Ce qu’on veut savoir alors, c’est comment s’y prendre. “Hébergez vous-même l’original. Et laissez-en une copie sur Facebook, Flickr et YouTube, poursuit Keith. Pour cela, vous devrez changer votre attitude mentale, car il est plutôt étrange d’héberger soi-même un site. Tenez également à l’oeil votre nom de domaine, car vous n’êtes jamais vous-même propriétaire de ce nom, mais vous le louez pour un certain temps. Je n’ai rien contre l’Icann, mais qui dit que cette organisation existera encore dans 10 ans? Le risque est grand qu’il n’y ait d’ici là plus de noms de domaine.”
HTML 5 Jeremy Keith est l’un des grands défenseurs d’HTML 5, et pas sans raison. C’est surtout la vision à long terme derrière le langage de balisage qui lui plaît. “Les formats changent en permanence, mais HTML résiste bien, et nous ne pouvons que nous en réjouir. Ce qui est intéressant, c’est qu’avec la version 5, l’on peut pour la première fois décrire les erreurs et les lacunes dans les documents. Avant, ce n’était pas possible, ce qui fait que les navigateurs éprouvaient souvent des difficultés avec des documents en mauvais état. Et disons-le franchement, la plupart des documents en ligne sont truffés d’erreurs.”

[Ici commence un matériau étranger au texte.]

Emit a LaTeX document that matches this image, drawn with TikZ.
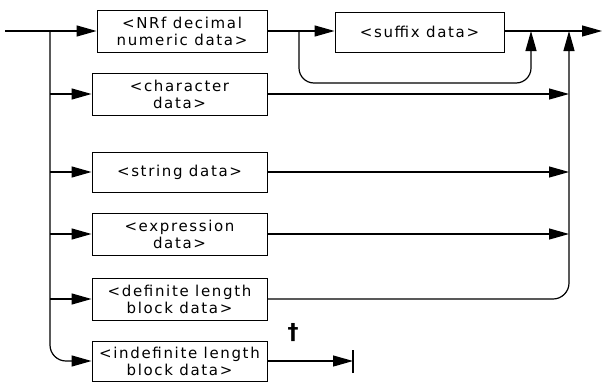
\documentclass[tikz,border=0pt]{standalone}
\usepackage{fontspec}
\setmainfont{DejaVu Sans}[LetterSpace=11]
\newfontfamily\dagfont{DejaVu Sans}
\usetikzlibrary{arrows.meta}
\begin{document}
\begin{tikzpicture}[x=1pt,y=-1pt,
  box/.style={draw, line width=0.9pt, minimum width=175pt, minimum height=42pt,
    align=center, inner sep=0pt, font=\fontsize{15}{17}\selectfont},
  flow/.style={line width=1.2pt},
  arr/.style={-{Triangle[length=20pt,width=11pt]}}]
\useasboundingbox (0,0) rectangle (605,383);
% boxes
\node[box, minimum width=170pt] (nrf) at (182,31) {<NRf decimal\\numeric data>};
\node[box, minimum width=169pt, minimum height=40pt] (suf) at (419.5,32) {<suffix data>};
\node[box] (chr) at (179.5,94) {<character\\data>};
\node[box, minimum height=40pt] (str) at (179.5,172) {<string data>};
\node[box] (expr) at (179.5,234) {<expression\\data>};
\node[box] (def) at (179.5,299) {<definite length\\block data>};
\node[box, minimum height=40pt] (indef) at (179.5,361) {<indefinite length\\block data>};
\node (dag) at (293,333) {\dagfont\bfseries\fontsize{22}{22}\selectfont †};
% coordinates
\coordinate (start) at (5,31);
\coordinate (j0) at (50,31);
\coordinate (l1) at (299,31);
\coordinate (l2) at (531,31);
\coordinate (lb) at (415,83);
\coordinate (r0) at (569,31);
\coordinate (end) at (602,31);
\coordinate (stop) at (353,361);
% left side
\draw[flow] (start) -- (j0);
\draw[flow,arr] (j0) -- (nrf.west);
\draw[flow,arr,rounded corners=16pt] (j0) |- (indef.west);
\draw[flow,arr] (j0 |- chr.west) -- (chr.west);
\draw[flow,arr] (j0 |- str.west) -- (str.west);
\draw[flow,arr] (j0 |- expr.west) -- (expr.west);
\draw[flow,arr] (j0 |- def.west) -- (def.west);
% top row
\draw[flow,arr] (nrf.east) -- (nrf.east -| suf.west);
\draw[flow,arr,rounded corners=15pt] (l1) |- (lb) -| (l2);
\draw[flow,arr] (suf.east |- end) -- (end);
% right side
\draw[flow,arr] (chr.east) -- (chr.east -| r0);
\draw[flow,arr] (str.east) -- (str.east -| r0);
\draw[flow,arr] (expr.east) -- (expr.east -| r0);
\draw[flow,arr,rounded corners=16pt] (def.east) -| (r0);
% indefinite
\draw[flow,arr] (indef.east) -- (stop);
\draw[flow] ([yshift=-12pt]stop) -- ([yshift=11pt]stop);
\end{tikzpicture}
\end{document}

“Le fait qu’HTML 5 reprenne aussi le traitement des erreurs dans le spectre, n’est peut-être pas très excitant, mais c’est par contre super-intéressant. De la sorte, les générations à venir pourront elles-mêmes créer des navigateurs, même si elles n’ont plus accès à IE, Firefox ou Safari. Car elles pourront décoder facilement tous les documents créés avec HTML 5.”
“Dans ce sens, le nouveau standard est un excellent outil de stockage d’informations. L’on pense au long terme, le protocole sera compatible tant en aval qu’en amont, et le langage de balisage pourra être aisément décodé. Il y aura donc bien un format disponible avec lequel nous pourrons conserver notre patrimoine à longue échéance. Il convient à présent encore d’en convaincre les gens.”